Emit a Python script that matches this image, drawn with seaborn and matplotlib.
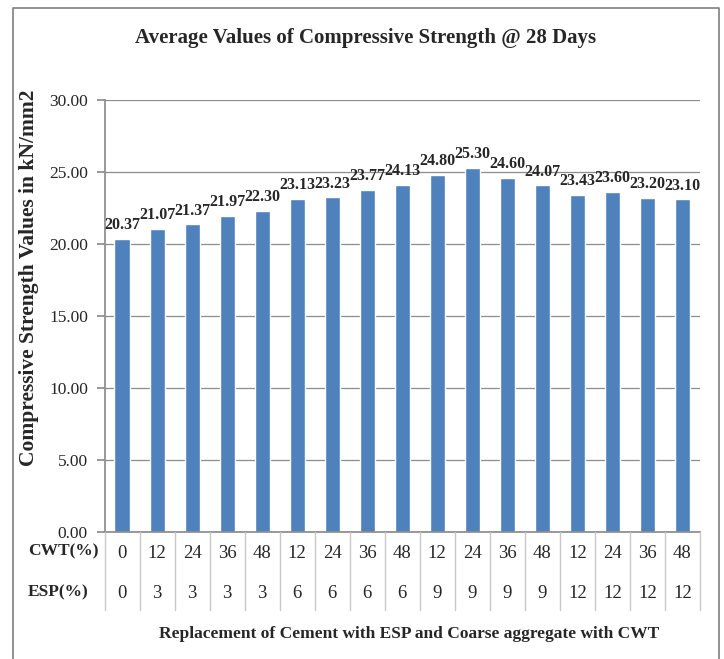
import matplotlib
matplotlib.use("Agg")
import matplotlib.pyplot as plt
import seaborn as sns
import pandas as pd
from matplotlib.lines import Line2D

cwt = ["0", "12", "24", "36", "48", "12", "24", "36", "48", "12", "24", "36", "48", "12", "24", "36", "48"]
esp = ["0", "3", "3", "3", "3", "6", "6", "6", "6", "9", "9", "9", "9", "12", "12", "12", "12"]
strength = [20.37, 21.07, 21.37, 21.97, 22.30, 23.13, 23.23, 23.77, 24.13, 24.80, 25.30, 24.60, 24.07, 23.43, 23.60, 23.20, 23.10]
yticks = [0, 5, 10, 15, 20, 25, 30]

title = "Average Values of Compressive Strength @ 28 Days"
ylabel = "Compressive Strength Values in kN/mm2"
xlabel = "Replacement of Cement with ESP and Coarse aggregate with CWT"

sns.set_theme(style="white")
plt.rcParams["font.family"] = ["Liberation Serif", "DejaVu Serif"]

W, H = 724, 659
fig = plt.figure(figsize=(W / 100, H / 100), dpi=100)
L, R, T, B = 104.5, 700, 100, 532
ax = fig.add_axes([L / W, 1 - B / H, (R - L) / W, (B - T) / H])

df = pd.DataFrame({"idx": list(range(len(strength))), "val": strength})
sns.barplot(data=df, x="idx", y="val", color="#4F81BD", saturation=1, width=0.43, ax=ax)

ax.set_xlim(-0.5, len(strength) - 0.5)
ax.set_ylim(0, 30)
ax.set_yticks(yticks)
ax.set_yticklabels([f"{v:.2f}" for v in yticks], fontsize=12.5)
ax.set_xticks([])
ax.set_xlabel("")
ax.set_ylabel("")
ax.yaxis.grid(True, color="#8c8c8c", linewidth=0.9)
ax.set_axisbelow(True)
ax.tick_params(axis="y", which="both", left=True, length=6, color="#8c8c8c", pad=6)
for s in ["top", "right"]:
    ax.spines[s].set_visible(False)
ax.spines["left"].set_color("#8c8c8c")
ax.spines["bottom"].set_color("#8c8c8c")

for i, v in enumerate(strength):
    ax.text(i, v + 0.4, f"{v:.2f}", ha="center", va="bottom", fontsize=11.5, fontweight="bold")

def fx(px):
    return px / W

def fy(py):
    return 1 - py / H

cell = (R - L) / len(strength)
for k in range(len(strength) + 1):
    x = L + k * cell
    fig.add_artist(Line2D([fx(x), fx(x)], [fy(B), fy(610)], color="#c8c8c8", linewidth=1.0))
for i in range(len(strength)):
    xc = L + (i + 0.5) * cell
    fig.text(fx(xc), fy(553), cwt[i], ha="center", va="center", fontsize=13.5)
    fig.text(fx(xc), fy(593), esp[i], ha="center", va="center", fontsize=13.5)
fig.text(fx(28), fy(551), "CWT(%)", ha="left", va="center", fontsize=12.5, fontweight="bold")
fig.text(fx(28), fy(592), "ESP(%)", ha="left", va="center", fontsize=12.5, fontweight="bold")

fig.text(fx(366), fy(38), title, ha="center", va="center", fontsize=15, fontweight="bold")
fig.text(fx(29), fy(278), ylabel, ha="center", va="center", rotation=90, fontsize=15.5, fontweight="bold")
fig.text(fx(409), fy(634), xlabel, ha="center", va="center", fontsize=12.5, fontweight="bold")

fig.add_artist(Line2D([fx(13), fx(13), fx(719), fx(719)], [fy(H + 5), fy(8), fy(8), fy(H + 5)],
                      color="#7f7f7f", linewidth=1.2))

fig.savefig("out.png", dpi=100)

_TASK REQUIREMENTS_: Leave out the pictures and output the rest of the material exactly as written.

_COMPLETED TASK_:
Emit a Python script that matches this image, drawn with seaborn and matplotlib.
import matplotlib
matplotlib.use("Agg")
import matplotlib.pyplot as plt
import seaborn as sns
import pandas as pd
from matplotlib.lines import Line2D

cwt = ["0", "12", "24", "36", "48", "12", "24", "36", "48", "12", "24", "36", "48", "12", "24", "36", "48"]
esp = ["0", "3", "3", "3", "3", "6", "6", "6", "6", "9", "9", "9", "9", "12", "12", "12", "12"]
strength = [20.37, 21.07, 21.37, 21.97, 22.30, 23.13, 23.23, 23.77, 24.13, 24.80, 25.30, 24.60, 24.07, 23.43, 23.60, 23.20, 23.10]
yticks = [0, 5, 10, 15, 20, 25, 30]

title = "Average Values of Compressive Strength @ 28 Days"
ylabel = "Compressive Strength Values in kN/mm2"
xlabel = "Replacement of Cement with ESP and Coarse aggregate with CWT"

sns.set_theme(style="white")
plt.rcParams["font.family"] = ["Liberation Serif", "DejaVu Serif"]

W, H = 724, 659
fig = plt.figure(figsize=(W / 100, H / 100), dpi=100)
L, R, T, B = 104.5, 700, 100, 532
ax = fig.add_axes([L / W, 1 - B / H, (R - L) / W, (B - T) / H])

df = pd.DataFrame({"idx": list(range(len(strength))), "val": strength})
sns.barplot(data=df, x="idx", y="val", color="#4F81BD", saturation=1, width=0.43, ax=ax)

ax.set_xlim(-0.5, len(strength) - 0.5)
ax.set_ylim(0, 30)
ax.set_yticks(yticks)
ax.set_yticklabels([f"{v:.2f}" for v in yticks], fontsize=12.5)
ax.set_xticks([])
ax.set_xlabel("")
ax.set_ylabel("")
ax.yaxis.grid(True, color="#8c8c8c", linewidth=0.9)
ax.set_axisbelow(True)
ax.tick_params(axis="y", which="both", left=True, length=6, color="#8c8c8c", pad=6)
for s in ["top", "right"]:
    ax.spines[s].set_visible(False)
ax.spines["left"].set_color("#8c8c8c")
ax.spines["bottom"].set_color("#8c8c8c")

for i, v in enumerate(strength):
    ax.text(i, v + 0.4, f"{v:.2f}", ha="center", va="bottom", fontsize=11.5, fontweight="bold")

def fx(px):
    return px / W

def fy(py):
    return 1 - py / H

cell = (R - L) / len(strength)
for k in range(len(strength) + 1):
    x = L + k * cell
    fig.add_artist(Line2D([fx(x), fx(x)], [fy(B), fy(610)], color="#c8c8c8", linewidth=1.0))
for i in range(len(strength)):
    xc = L + (i + 0.5) * cell
    fig.text(fx(xc), fy(553), cwt[i], ha="center", va="center", fontsize=13.5)
    fig.text(fx(xc), fy(593), esp[i], ha="center", va="center", fontsize=13.5)
fig.text(fx(28), fy(551), "CWT(%)", ha="left", va="center", fontsize=12.5, fontweight="bold")
fig.text(fx(28), fy(592), "ESP(%)", ha="left", va="center", fontsize=12.5, fontweight="bold")

fig.text(fx(366), fy(38), title, ha="center", va="center", fontsize=15, fontweight="bold")
fig.text(fx(29), fy(278), ylabel, ha="center", va="center", rotation=90, fontsize=15.5, fontweight="bold")
fig.text(fx(409), fy(634), xlabel, ha="center", va="center", fontsize=12.5, fontweight="bold")

fig.add_artist(Line2D([fx(13), fx(13), fx(719), fx(719)], [fy(H + 5), fy(8), fy(8), fy(H + 5)],
                      color="#7f7f7f", linewidth=1.2))

fig.savefig("out.png", dpi=100)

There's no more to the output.